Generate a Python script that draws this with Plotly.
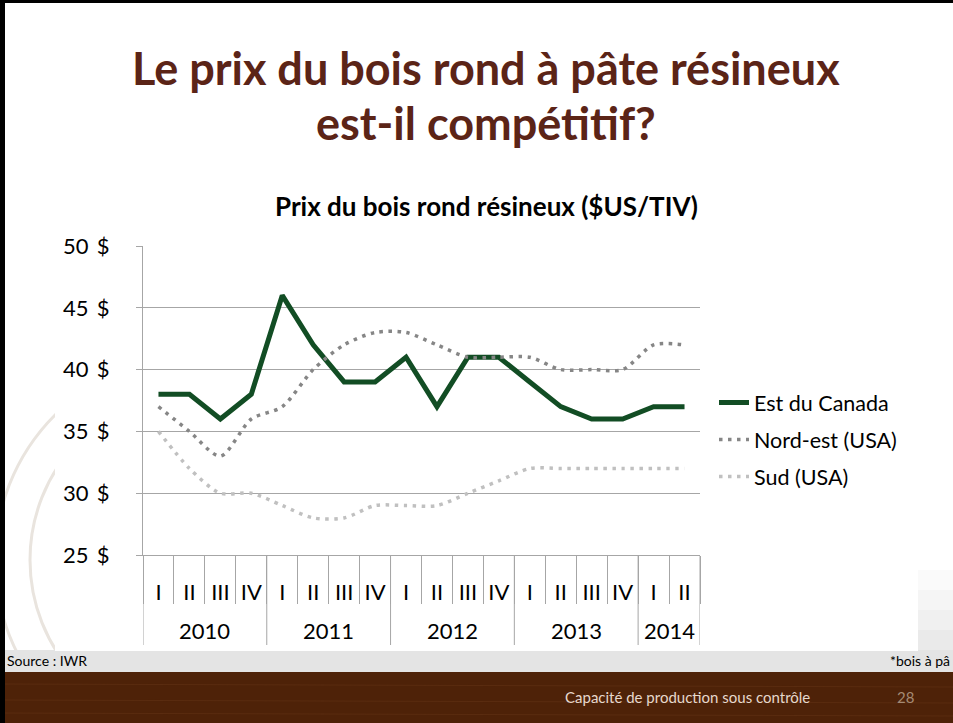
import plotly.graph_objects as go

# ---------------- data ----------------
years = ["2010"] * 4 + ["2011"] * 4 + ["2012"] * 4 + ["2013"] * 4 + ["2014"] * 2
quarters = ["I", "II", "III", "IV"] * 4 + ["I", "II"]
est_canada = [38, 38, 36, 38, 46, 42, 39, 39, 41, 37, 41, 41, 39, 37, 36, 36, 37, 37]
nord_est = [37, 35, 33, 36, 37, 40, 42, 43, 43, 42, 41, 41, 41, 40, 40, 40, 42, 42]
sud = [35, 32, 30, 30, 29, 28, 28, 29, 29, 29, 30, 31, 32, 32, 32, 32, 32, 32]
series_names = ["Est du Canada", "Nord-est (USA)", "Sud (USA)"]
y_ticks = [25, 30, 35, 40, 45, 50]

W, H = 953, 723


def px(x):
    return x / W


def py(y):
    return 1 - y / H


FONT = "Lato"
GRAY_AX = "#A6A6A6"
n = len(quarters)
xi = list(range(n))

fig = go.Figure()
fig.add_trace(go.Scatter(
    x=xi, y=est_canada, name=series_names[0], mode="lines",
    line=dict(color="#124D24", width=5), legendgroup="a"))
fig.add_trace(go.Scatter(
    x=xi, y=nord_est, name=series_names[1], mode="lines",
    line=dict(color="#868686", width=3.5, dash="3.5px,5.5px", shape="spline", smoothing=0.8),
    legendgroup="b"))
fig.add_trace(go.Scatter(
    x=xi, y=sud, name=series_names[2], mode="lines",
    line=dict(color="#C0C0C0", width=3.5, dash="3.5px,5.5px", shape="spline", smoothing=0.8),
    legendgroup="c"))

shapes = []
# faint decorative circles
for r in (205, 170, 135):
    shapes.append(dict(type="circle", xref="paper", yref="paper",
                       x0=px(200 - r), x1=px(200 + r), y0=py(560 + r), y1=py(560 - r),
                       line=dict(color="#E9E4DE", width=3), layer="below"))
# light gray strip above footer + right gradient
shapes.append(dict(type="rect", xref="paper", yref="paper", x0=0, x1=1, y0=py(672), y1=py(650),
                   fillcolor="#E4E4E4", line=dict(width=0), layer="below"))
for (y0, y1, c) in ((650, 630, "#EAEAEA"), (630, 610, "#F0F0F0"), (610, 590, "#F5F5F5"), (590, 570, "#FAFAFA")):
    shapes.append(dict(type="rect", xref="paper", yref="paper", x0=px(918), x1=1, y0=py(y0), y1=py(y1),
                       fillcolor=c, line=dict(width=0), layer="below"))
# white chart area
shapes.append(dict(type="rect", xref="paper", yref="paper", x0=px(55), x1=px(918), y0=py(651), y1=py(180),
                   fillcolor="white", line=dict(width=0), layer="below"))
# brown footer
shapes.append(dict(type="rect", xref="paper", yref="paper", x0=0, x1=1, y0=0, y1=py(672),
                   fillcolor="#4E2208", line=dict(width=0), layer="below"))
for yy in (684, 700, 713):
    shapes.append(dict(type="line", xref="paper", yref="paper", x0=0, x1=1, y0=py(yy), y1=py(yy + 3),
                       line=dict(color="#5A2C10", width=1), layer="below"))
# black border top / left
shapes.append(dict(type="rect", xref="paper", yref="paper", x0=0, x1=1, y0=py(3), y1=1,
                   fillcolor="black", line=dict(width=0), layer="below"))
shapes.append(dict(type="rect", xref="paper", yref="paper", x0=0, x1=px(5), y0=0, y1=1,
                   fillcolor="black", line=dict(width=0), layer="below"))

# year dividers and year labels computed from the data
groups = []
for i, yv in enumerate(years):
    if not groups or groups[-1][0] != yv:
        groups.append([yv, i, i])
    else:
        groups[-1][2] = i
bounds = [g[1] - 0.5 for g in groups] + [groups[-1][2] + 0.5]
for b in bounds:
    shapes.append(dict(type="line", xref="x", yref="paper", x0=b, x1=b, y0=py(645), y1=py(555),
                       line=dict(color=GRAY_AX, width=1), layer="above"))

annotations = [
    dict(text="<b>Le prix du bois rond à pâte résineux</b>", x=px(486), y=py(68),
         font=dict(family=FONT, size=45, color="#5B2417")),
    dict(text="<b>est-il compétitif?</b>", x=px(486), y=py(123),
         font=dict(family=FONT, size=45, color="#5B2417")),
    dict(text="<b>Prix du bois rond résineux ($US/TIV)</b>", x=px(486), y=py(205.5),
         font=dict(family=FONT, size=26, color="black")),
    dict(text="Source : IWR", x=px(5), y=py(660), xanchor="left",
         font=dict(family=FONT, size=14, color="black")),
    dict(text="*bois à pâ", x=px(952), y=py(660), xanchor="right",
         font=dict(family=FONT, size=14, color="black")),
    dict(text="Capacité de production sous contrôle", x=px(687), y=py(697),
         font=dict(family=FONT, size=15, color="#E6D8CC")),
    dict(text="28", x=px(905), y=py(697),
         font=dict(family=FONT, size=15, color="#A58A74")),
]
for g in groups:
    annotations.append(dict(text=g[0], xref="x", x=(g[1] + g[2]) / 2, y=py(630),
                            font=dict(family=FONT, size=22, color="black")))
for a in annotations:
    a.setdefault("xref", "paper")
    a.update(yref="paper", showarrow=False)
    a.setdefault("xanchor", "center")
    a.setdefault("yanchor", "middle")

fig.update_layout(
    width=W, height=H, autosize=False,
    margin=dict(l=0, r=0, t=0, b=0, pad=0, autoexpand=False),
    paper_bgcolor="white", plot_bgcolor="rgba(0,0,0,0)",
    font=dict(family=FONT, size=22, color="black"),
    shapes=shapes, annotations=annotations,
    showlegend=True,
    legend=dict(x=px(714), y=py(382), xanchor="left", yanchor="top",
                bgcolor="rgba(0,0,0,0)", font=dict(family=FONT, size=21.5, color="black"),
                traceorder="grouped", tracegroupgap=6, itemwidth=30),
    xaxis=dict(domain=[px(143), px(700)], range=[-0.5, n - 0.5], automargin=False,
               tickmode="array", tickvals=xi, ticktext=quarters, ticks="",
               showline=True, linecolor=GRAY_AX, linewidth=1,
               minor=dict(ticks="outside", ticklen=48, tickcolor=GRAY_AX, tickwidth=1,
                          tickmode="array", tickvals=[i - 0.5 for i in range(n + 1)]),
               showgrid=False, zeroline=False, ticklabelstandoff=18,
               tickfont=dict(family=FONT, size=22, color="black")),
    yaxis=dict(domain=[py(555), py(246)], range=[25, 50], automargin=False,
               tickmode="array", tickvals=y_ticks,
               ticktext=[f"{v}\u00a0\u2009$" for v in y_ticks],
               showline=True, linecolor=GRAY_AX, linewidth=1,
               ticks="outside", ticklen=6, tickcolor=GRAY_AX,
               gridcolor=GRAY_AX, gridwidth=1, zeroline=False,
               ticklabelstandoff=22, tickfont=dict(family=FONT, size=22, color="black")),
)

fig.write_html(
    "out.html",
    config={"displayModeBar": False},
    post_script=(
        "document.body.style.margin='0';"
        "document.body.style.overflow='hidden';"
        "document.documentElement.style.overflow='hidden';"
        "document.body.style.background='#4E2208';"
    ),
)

* * *

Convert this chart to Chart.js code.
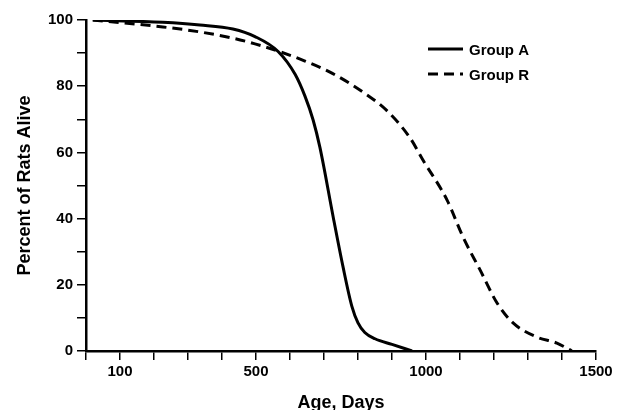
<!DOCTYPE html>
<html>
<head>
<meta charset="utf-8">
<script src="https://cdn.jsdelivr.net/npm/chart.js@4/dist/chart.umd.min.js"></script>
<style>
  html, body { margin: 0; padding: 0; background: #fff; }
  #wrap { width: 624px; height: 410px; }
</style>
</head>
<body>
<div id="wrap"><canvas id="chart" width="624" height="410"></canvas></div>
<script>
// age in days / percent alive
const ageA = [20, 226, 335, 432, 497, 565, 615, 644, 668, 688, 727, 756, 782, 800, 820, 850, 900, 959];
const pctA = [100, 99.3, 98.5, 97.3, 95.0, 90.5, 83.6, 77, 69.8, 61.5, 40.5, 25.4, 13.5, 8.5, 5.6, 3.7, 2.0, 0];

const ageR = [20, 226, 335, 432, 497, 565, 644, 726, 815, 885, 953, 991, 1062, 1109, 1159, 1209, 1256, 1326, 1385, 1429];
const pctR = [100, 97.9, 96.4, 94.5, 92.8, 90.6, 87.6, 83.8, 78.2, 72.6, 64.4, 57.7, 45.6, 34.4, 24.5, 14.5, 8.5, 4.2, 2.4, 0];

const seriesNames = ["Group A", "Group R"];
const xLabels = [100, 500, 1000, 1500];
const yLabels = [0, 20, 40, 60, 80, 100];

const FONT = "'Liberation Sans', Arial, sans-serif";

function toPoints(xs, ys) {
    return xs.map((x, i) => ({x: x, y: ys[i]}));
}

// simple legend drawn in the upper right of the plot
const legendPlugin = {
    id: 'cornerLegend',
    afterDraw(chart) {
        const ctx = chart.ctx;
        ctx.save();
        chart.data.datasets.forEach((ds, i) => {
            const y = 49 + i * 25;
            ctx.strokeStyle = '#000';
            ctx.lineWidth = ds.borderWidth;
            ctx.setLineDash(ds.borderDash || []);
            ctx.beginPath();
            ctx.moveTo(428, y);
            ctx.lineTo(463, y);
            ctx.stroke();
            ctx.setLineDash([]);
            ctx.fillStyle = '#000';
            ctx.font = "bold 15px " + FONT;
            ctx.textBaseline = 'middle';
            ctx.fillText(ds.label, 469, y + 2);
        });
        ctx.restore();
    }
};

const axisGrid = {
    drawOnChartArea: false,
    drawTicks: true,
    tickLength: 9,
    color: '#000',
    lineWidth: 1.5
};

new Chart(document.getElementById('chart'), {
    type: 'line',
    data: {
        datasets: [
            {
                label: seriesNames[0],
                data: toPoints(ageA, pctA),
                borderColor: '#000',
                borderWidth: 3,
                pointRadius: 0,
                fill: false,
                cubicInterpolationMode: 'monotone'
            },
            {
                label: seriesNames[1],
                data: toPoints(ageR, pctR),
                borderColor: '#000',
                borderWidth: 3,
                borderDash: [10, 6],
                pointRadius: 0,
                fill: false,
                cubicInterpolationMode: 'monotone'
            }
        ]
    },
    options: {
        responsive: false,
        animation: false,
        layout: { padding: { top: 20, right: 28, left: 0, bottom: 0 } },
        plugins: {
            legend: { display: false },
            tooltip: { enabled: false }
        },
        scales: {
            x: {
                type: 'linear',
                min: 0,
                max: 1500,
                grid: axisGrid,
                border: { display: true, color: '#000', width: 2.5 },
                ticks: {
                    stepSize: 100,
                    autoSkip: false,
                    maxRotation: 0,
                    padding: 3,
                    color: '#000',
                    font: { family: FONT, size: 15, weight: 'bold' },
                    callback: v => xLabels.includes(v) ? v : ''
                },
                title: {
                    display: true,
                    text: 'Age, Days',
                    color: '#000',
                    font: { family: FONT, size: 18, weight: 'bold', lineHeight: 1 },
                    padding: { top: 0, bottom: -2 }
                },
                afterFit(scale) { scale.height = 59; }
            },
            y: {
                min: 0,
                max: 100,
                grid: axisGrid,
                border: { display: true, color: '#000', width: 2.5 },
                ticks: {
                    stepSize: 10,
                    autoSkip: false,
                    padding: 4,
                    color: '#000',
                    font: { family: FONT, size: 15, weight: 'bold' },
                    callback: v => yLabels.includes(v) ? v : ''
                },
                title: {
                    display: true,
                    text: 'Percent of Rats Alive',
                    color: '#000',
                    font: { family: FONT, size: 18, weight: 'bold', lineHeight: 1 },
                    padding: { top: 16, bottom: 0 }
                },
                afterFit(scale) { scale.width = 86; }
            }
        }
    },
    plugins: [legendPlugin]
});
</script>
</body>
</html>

--

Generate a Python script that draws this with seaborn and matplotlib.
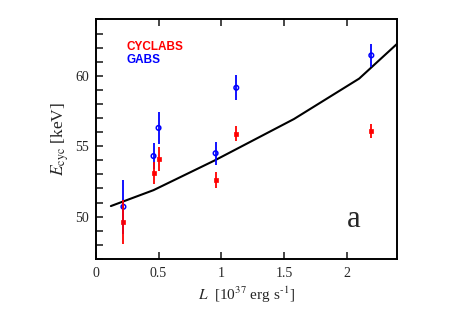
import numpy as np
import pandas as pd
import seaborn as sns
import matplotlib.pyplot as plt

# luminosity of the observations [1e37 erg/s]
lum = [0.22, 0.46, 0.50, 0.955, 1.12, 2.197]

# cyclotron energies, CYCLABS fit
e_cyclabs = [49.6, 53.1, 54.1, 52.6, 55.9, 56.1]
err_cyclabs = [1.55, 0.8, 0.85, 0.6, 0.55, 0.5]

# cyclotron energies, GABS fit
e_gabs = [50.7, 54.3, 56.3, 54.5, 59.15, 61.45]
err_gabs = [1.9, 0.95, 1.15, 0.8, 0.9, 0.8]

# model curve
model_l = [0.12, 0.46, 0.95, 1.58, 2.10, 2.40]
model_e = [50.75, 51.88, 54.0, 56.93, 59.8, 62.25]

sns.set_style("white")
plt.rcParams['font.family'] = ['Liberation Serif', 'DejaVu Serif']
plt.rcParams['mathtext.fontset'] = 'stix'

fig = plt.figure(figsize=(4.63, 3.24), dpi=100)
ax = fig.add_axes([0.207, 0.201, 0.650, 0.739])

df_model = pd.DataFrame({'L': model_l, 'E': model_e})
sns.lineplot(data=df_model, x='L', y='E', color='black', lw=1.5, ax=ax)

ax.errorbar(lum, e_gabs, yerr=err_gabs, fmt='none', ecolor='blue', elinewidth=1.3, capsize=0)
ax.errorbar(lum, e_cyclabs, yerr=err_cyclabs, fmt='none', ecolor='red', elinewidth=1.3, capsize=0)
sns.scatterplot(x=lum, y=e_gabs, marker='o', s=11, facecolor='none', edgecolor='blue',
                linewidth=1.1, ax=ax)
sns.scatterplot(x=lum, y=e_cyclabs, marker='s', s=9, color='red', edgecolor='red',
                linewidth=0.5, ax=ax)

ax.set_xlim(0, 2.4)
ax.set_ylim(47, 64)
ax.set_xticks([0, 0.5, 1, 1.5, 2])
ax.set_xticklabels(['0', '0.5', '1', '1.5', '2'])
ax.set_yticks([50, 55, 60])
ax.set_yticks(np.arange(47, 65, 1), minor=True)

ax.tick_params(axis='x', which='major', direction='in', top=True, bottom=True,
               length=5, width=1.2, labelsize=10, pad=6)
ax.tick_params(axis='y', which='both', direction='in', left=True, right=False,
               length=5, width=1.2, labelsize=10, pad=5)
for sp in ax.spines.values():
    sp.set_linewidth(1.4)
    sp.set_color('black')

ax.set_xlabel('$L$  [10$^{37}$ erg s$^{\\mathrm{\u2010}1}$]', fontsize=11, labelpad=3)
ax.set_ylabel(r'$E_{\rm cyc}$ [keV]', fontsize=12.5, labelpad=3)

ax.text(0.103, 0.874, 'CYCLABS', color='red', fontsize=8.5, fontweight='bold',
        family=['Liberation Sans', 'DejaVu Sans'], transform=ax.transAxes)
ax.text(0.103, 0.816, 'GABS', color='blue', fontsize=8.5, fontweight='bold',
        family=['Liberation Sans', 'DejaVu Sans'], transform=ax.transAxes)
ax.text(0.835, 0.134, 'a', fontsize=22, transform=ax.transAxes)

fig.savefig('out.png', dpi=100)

» WORK TO COMPLETE
Copy exactly the stretch of lines from the one containing "Convert this chart to Chart.js code." through the one containing "3.7, 2.0, 0];", both included. Leave out any pictures.

» OUTPUT OF THE EXERCISE
Convert this chart to Chart.js code.
<!DOCTYPE html>
<html>
<head>
<meta charset="utf-8">
<script src="https://cdn.jsdelivr.net/npm/chart.js@4/dist/chart.umd.min.js"></script>
<style>
  html, body { margin: 0; padding: 0; background: #fff; }
  #wrap { width: 624px; height: 410px; }
</style>
</head>
<body>
<div id="wrap"><canvas id="chart" width="624" height="410"></canvas></div>
<script>
// age in days / percent alive
const ageA = [20, 226, 335, 432, 497, 565, 615, 644, 668, 688, 727, 756, 782, 800, 820, 850, 900, 959];
const pctA = [100, 99.3, 98.5, 97.3, 95.0, 90.5, 83.6, 77, 69.8, 61.5, 40.5, 25.4, 13.5, 8.5, 5.6, 3.7, 2.0, 0];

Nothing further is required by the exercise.